> **THE EXERCISE**
Copy from the first line below down to and including the line with "hx_lo = [2.45, 3.40, 1.55, 0.47, 0.46]". Skip the pictures.

###

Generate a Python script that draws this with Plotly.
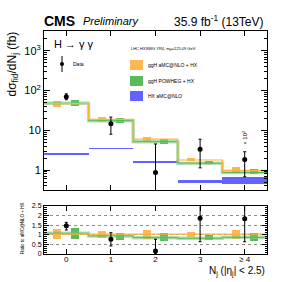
import plotly.graph_objects as go

# ---------------- data ----------------
categories = ["0", "1", "2", "3", "≥ 4"]

data_val = [70, 14.6, 0.875, 3.34, 1.86]
data_hi = [83, 21.6, 4.55, 6.0, 2.9]
data_lo = [59, 8.0, 0.1, 1.14, 0.68]

amc_line = [47, 19, 6.0, 1.8, 0.98]
powheg_line = [48, 17.5, 5.2, 1.5, 0.87]

amc_box_hi = [53.6, 22.3, 7.0, 2.04, 1.21]
amc_box_lo = [38.6, 16.1, 5.2, 1.69, 0.855]
powheg_box_hi = [56.9, 20.3, 6.0, 1.72, 1.04]
powheg_box_lo = [40.1, 14.9, 4.55, 1.42, 0.78]

hx_hi = [2.65, 3.65, 1.70, 0.58, 0.68]
hx_lo = [2.45, 3.40, 1.55, 0.47, 0.46]

# ratio panel
ratio_data = [1.47, 0.77, 0.16, 1.86, 1.84]
ratio_data_hi = [1.65, 1.11, 0.77, 3.0, 3.0]
ratio_data_lo = [1.25, 0.42, 0.04, 0.64, 0.64]
ratio_amc_line = [1.03, 1.03, 1.03, 1.03, 1.03]
ratio_powheg_line = [1.08, 0.94, 0.85, 0.82, 0.87]
ratio_amc_hi = [1.29, 1.21, 1.25, 1.16, 1.25]
ratio_amc_lo = [0.77, 0.85, 0.78, 0.89, 0.78]
ratio_pow_hi = [1.37, 1.11, 1.08, 0.97, 1.11]
ratio_pow_lo = [0.77, 0.73, 0.68, 0.73, 0.68]

# ---------------- helpers ----------------
n = len(categories)
centers = list(range(n))
edges = [c - 0.5 for c in centers] + [centers[-1] + 0.5]
OFF = 0.2
BW = 0.18

ORANGE = "rgb(255,176,64)"
ORANGE_F = "rgba(255,170,50,0.85)"
GREEN = "rgb(80,185,80)"
GREEN_F = "rgba(60,175,60,0.85)"
GREEN_BAND = "rgba(130,205,130,0.6)"
BLUE_F = "rgba(60,60,255,0.8)"
FONT = "Liberation Sans, Arial, sans-serif"

W, H = 297, 282
L, R, T, B = 44, 30, 31, 28
PW, PH = W - L - R, H - T - B


def px(xp):
    return (xp - L) / PW


def py(yp):
    return (H - B - yp) / PH


def step_y(v):
    return list(v) + [v[-1]]


fig = go.Figure()


def add_panel(yref, xref, hx, line_a, line_p, ahi, alo, phi, plo, dv, dhi, dlo):
    if hx is not None:
        fig.add_trace(go.Bar(x=centers, y=[h - l for h, l in zip(*hx)], base=hx[1], width=1.0,
                             marker=dict(color=BLUE_F, line=dict(width=0)),
                             xaxis=xref, yaxis=yref, showlegend=False, hoverinfo="skip"))
    fig.add_trace(go.Scatter(x=edges, y=step_y(line_p), mode="lines", line_shape="hv",
                             line=dict(color=GREEN_BAND, width=3.5), xaxis=xref, yaxis=yref,
                             showlegend=False, hoverinfo="skip"))
    fig.add_trace(go.Scatter(x=edges, y=step_y(line_p), mode="lines", line_shape="hv",
                             line=dict(color=GREEN, width=1), xaxis=xref, yaxis=yref,
                             showlegend=False, hoverinfo="skip"))
    fig.add_trace(go.Scatter(x=edges, y=step_y(line_a), mode="lines", line_shape="hv",
                             line=dict(color=ORANGE, width=1.2), xaxis=xref, yaxis=yref,
                             showlegend=False, hoverinfo="skip"))
    fig.add_trace(go.Bar(x=[c - OFF for c in centers], y=[h - l for h, l in zip(ahi, alo)], base=alo,
                         width=BW, marker=dict(color=ORANGE_F, line=dict(width=0)),
                         xaxis=xref, yaxis=yref, showlegend=False, hoverinfo="skip"))
    fig.add_trace(go.Bar(x=[c + OFF for c in centers], y=[h - l for h, l in zip(phi, plo)], base=plo,
                         width=BW, marker=dict(color=GREEN_F, line=dict(width=0)),
                         xaxis=xref, yaxis=yref, showlegend=False, hoverinfo="skip"))
    fig.add_trace(go.Scatter(x=centers, y=dv, mode="markers",
                             marker=dict(color="black", size=5),
                             error_y=dict(type="data", symmetric=False,
                                          array=[h - v for h, v in zip(dhi, dv)],
                                          arrayminus=[v - l for v, l in zip(dv, dlo)],
                                          color="black", thickness=1, width=1.5),
                             xaxis=xref, yaxis=yref, showlegend=False, hoverinfo="skip"))


add_panel("y", "x", (hx_hi, hx_lo), amc_line, powheg_line, amc_box_hi, amc_box_lo,
          powheg_box_hi, powheg_box_lo, data_val, data_hi, data_lo)
add_panel("y2", "x2", None, ratio_amc_line, ratio_powheg_line, ratio_amc_hi, ratio_amc_lo,
          ratio_pow_hi, ratio_pow_lo, ratio_data, ratio_data_hi, ratio_data_lo)

axis_common = dict(showline=True, linecolor="black", linewidth=1, mirror="ticks",
                   ticks="inside", tickcolor="black", zeroline=False, automargin=False)

minor_log = [m * 10 ** e for e in range(-1, 4) for m in range(2, 10)]

fig.update_layout(
    width=W, height=H, margin=dict(l=L, r=R, t=T, b=B, autoexpand=False),
    paper_bgcolor="white", plot_bgcolor="white", barmode="overlay", bargap=0,
    showlegend=False, hovermode=False,
    font=dict(family=FONT, color="black"),
    xaxis=dict(domain=[0, 1], anchor="y", range=[-0.5, 4.5], tickvals=centers,
               showticklabels=False, ticklen=5, showgrid=False, matches="x2", **axis_common),
    yaxis=dict(domain=[py(190), 1], anchor="x", type="log", range=[-0.5, 3.5],
               tickvals=[1, 10, 100, 1000],
               ticktext=["1", "10", "10<sup>2</sup>", "10<sup>3</sup>"],
               ticklen=6, showgrid=False,
               minor=dict(tickvals=minor_log, ticks="inside", ticklen=3, tickcolor="black",
                          showgrid=False),
               tickfont=dict(family=FONT, color="black", size=11), **axis_common),
    xaxis2=dict(domain=[0, 1], anchor="y2", range=[-0.5, 4.5], tickvals=centers,
                ticktext=categories, ticklen=5, showgrid=False, ticklabelstandoff=-3,
                tickfont=dict(family=FONT, color="black", size=8), **axis_common),
    yaxis2=dict(domain=[0, py(206)], anchor="x2", range=[0, 2.5],
                tickvals=[0, 0.5, 1, 1.5, 2, 2.5], ticktext=["0", "0.5", "1", "1.5", "2", "2.5"],
                ticklen=5, showgrid=True, gridcolor="rgb(140,140,140)", griddash="dot", gridwidth=1,
                minor=dict(dtick=0.1, ticks="inside", ticklen=2.5, tickcolor="black", showgrid=False),
                tickfont=dict(family=FONT, color="black", size=7), **axis_common),
)

ann = []


def txt(x, y, s, size, xanchor="left", yanchor="middle", angle=0):
    ann.append(dict(x=x, y=y, xref="paper", yref="paper", text=s, showarrow=False,
                    xanchor=xanchor, yanchor=yanchor, textangle=angle,
                    font=dict(family=FONT, size=size, color="black")))


txt(px(42), py(21), "<b>CMS</b>", 14)
txt(px(81), py(21.5), "<i>Preliminary</i>", 11)
txt(px(266), py(21), "35.9 fb<sup>-1</sup> (13TeV)", 12, xanchor="right")
txt(px(52), py(44), "H → γ γ", 11)
txt(px(129), py(49), "LHC HXSWG YR4, m<sub>H</sub>=125.09 GeV", 4)
txt(px(71), py(64), "Data", 5)
txt(px(146), py(65), "ggH aMC@NLO + HX", 5)
txt(px(146), py(81), "ggH POWHEG + HX", 5)
txt(px(146), py(96), "HX aMC@NLO", 5)
txt(px(12), py(30), "dσ<sub>fid</sub>/dN<sub>j</sub> (fb)", 12, xanchor="center", yanchor="top", angle=-90)
txt(px(22), py(229), "Ratio to aMC@NLO + HX", 4.5, xanchor="center", angle=-90)
txt(px(267), py(271), "N<sub>j</sub> (|η<sub>j</sub>| &lt; 2.5)", 10, xanchor="right")
ann.append(dict(x=4, y=0.83, xref="x", yref="y", text="× 10<sup>2</sup>", showarrow=False,
                textangle=-90, font=dict(family=FONT, size=6, color="black")))
fig.update_layout(annotations=ann)

shapes = []
for (y0, y1, col) in [(60, 70, ORANGE_F), (76, 86, GREEN_F), (91, 101, BLUE_F)]:
    shapes.append(dict(type="rect", xref="paper", yref="paper", x0=px(130), x1=px(143),
                       y0=py(y1), y1=py(y0), fillcolor=col, line=dict(width=0)))
shapes.append(dict(type="line", xref="paper", yref="paper", x0=px(62), x1=px(62),
                   y0=py(72), y1=py(56), line=dict(color="black", width=1)))
shapes.append(dict(type="circle", xref="paper", yref="paper", x0=px(60), x1=px(64),
                   y0=py(66), y1=py(62), fillcolor="black", line=dict(color="black", width=0)))
fig.update_layout(shapes=shapes)

fig.write_html("out.html", config={"displayModeBar": False, "staticPlot": True},
               post_script="document.body.style.margin='0px';")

###

> **ANSWER TO THIS TASK**
Generate a Python script that draws this with Plotly.
import plotly.graph_objects as go

# ---------------- data ----------------
categories = ["0", "1", "2", "3", "≥ 4"]

data_val = [70, 14.6, 0.875, 3.34, 1.86]
data_hi = [83, 21.6, 4.55, 6.0, 2.9]
data_lo = [59, 8.0, 0.1, 1.14, 0.68]

amc_line = [47, 19, 6.0, 1.8, 0.98]
powheg_line = [48, 17.5, 5.2, 1.5, 0.87]

amc_box_hi = [53.6, 22.3, 7.0, 2.04, 1.21]
amc_box_lo = [38.6, 16.1, 5.2, 1.69, 0.855]
powheg_box_hi = [56.9, 20.3, 6.0, 1.72, 1.04]
powheg_box_lo = [40.1, 14.9, 4.55, 1.42, 0.78]

hx_hi = [2.65, 3.65, 1.70, 0.58, 0.68]
hx_lo = [2.45, 3.40, 1.55, 0.47, 0.46]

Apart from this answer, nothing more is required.